Und dann geschah das Wunder. Besagte Unwirsche mit der rauen, tiefen Stimme rief mich an. Nach nur drei Wochen. Kackfreundlich. Ich sei doch an einer Wohnung interessiert? Was es denn sein dürfe: zwei Zimmer, drei Zimmer, vier Zimmer, fünf Zimmer? Im Parterre ohne viele Stufen? Oder schön hell und ruhig unterm Dach? Es sei noch alles frei.
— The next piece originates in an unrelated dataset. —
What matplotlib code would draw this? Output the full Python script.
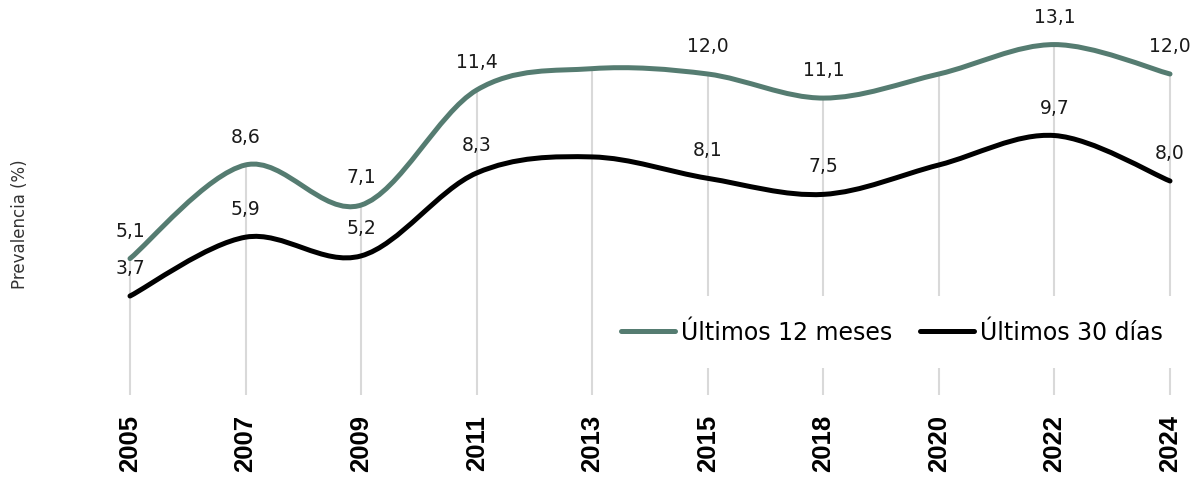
import numpy as np
import matplotlib
matplotlib.use("Agg")
import matplotlib.pyplot as plt
from matplotlib.path import Path
from matplotlib.patches import PathPatch
from matplotlib.lines import Line2D

years = ["2005", "2007", "2009", "2011", "2013", "2015", "2018", "2020", "2022", "2024"]
ult_12m = [5.1, 8.6, 7.1, 11.4, 12.2, 12.0, 11.1, 12.0, 13.1, 12.0]
ult_30d = [3.7, 5.9, 5.2, 8.3, 8.9, 8.1, 7.5, 8.6, 9.7, 8.0]
labeled = [0, 1, 2, 3, 5, 6, 8, 9]   # puntos con etiqueta visible

green = "#557C71"
black = "#000000"

plt.rcParams["font.family"] = "DejaVu Sans"


def smooth_path(x, y):
    # curva suavizada tipo Excel (Bezier entre puntos consecutivos)
    n = len(x)
    verts = [(x[0], y[0])]
    codes = [Path.MOVETO]
    for i in range(n - 1):
        xp, yp = (x[i - 1], y[i - 1]) if i > 0 else (x[i], y[i])
        xn, yn = (x[i + 2], y[i + 2]) if i + 2 < n else (x[i + 1], y[i + 1])
        c1 = (x[i] + (x[i + 1] - xp) / 6, y[i] + (y[i + 1] - yp) / 6)
        c2 = (x[i + 1] - (xn - x[i]) / 6, y[i + 1] - (yn - y[i]) / 6)
        verts += [c1, c2, (x[i + 1], y[i + 1])]
        codes += [Path.CURVE4] * 3
    return Path(verts, codes)


W, H = 1194, 481
fig = plt.figure(figsize=(W / 100, H / 100), dpi=100)
ax_left, ax_right, ax_top, ax_bot = 100, 1190, 10, 396
ax = fig.add_axes([ax_left / W, 1 - ax_bot / H, (ax_right - ax_left) / W, (ax_bot - ax_top) / H])

step = 115.6
ax.set_xlim(-(130 - ax_left) / step, 9 + (ax_right - 1170) / step)
ax.set_ylim(0, (ax_bot - ax_top) / 26.75)

x = np.arange(len(years))

# lineas de caida
tops = np.maximum(ult_12m, ult_30d)
ax.vlines(x, 0, tops, color="#D9D9D9", lw=1.5, zorder=1)

for vals, col in [(ult_12m, green), (ult_30d, black)]:
    p = PathPatch(smooth_path(x, vals), fill=False, edgecolor=col, lw=3.6,
                  capstyle="round", joinstyle="round", zorder=3, clip_on=False)
    ax.add_patch(p)
    for i in labeled:
        ax.annotate(f"{vals[i]:.1f}".replace(".", ","), (x[i], vals[i]),
                    xytext=(0, 20.5), textcoords="offset points",
                    ha="center", va="center", fontsize=13.5, color="#1a1a1a",
                    zorder=4, annotation_clip=False)

ax.set_xticks(x)
ax.set_xticklabels(years, rotation=90, fontsize=18.5, fontweight="bold",
                   family="Liberation Sans")
ax.tick_params(axis="x", length=0, pad=13.5)
ax.set_yticks([])
for s in ax.spines.values():
    s.set_visible(False)

ax.set_ylabel("Prevalencia (%)", fontsize=12, color="#333333")
ax.yaxis.set_label_coords((29 - ax_left) / (ax_right - ax_left), (ax_bot - 224) / (ax_bot - ax_top))

handles = [Line2D([], [], color=green, lw=3.6, solid_capstyle="round"),
           Line2D([], [], color=black, lw=3.6, solid_capstyle="round")]
leg = fig.legend(handles, ["Últimos 12 meses", "Últimos 30 días"], loc="center",
                 bbox_to_anchor=(892 / W, 1 - 333 / H), ncol=2, fontsize=17,
                 frameon=True, facecolor="white", edgecolor="none", framealpha=1,
                 fancybox=False, handlelength=2.3, handletextpad=0.25,
                 columnspacing=1.15, borderpad=1.0)
leg.set_zorder(5)

fig.savefig("out.png", dpi=100)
Ähm, ja, also, das sei ja fantastisch und kaum zu glauben – und zwei bis drei Zimmer wären für mich und meine Freundin schon recht passend. Ich war ganz durcheinander. Und was das denn kosten würde? Als mir die von Saula zu Paula Verwandelte die Mietpreise nannte, blieb mir endgültig der Atem weg. Das sei so billig, durchbrach Paula meine Wortlosigkeit, weil das Sozialwohnungen seien. Dafür brauche man zwar einen Berechtigungsschein, aber ich hätte doch gesagt, wir seien Studenten? Dann sei das so und so kein Problem. Und außerdem sei noch die Stelle eines Hausmeisters in Teilzeit zu vergeben, das wäre doch als Nebenverdienst ganz famos für einen Studenten – oder etwa nicht? Wenn wir eine Drei-Zimmer-Wohnung nehmen würden, wäre die dann sozusagen fast mietfrei.
Ich weiß nicht mehr, ob mich meine Freundin nach diesem Telefonat reanimieren musste. Wenn ja, dann hat sie es geschafft. Denn ich lebe in dieser Wohnung, inzwischen solo, seit fast vierzig Jahren. Hundert Meter von meinem Proberaum entfernt. Ruhig und sehr hell im dritten Stock. In einer kleinen Allee. Unweit des zwischenzeitlich tobenden, tosenden Schanzenviertels – für einen soloselbstständigen, also berufsbedingt einsiedlerischen Schreibtischtäter das ideale soziale Umfeld. Und aufgrund der nebenberuflichen, der sehr nebenberuflichen Hausmeisterei zu einem Spottpreis nach wie vor. Eine solche Wohnung gibt man nur in genau drei Fällen auf: Entweder ist man wahnsinnig geworden. Oder man hat mehrere Millionen im Lotto gewonnen. Oder man ist gestorben.
Wenn Sie also mal eine neue Band, neue Freunde samt neuer Freundin und auch noch eine neue, fast mietfreie Wohnung brauchen, dann sollten Sie vor irgendeinem Bahnhof einen offensichtlich Wartenden fragen, ob er der Michi sei. Oder der Robert. Wenn nicht der Sven.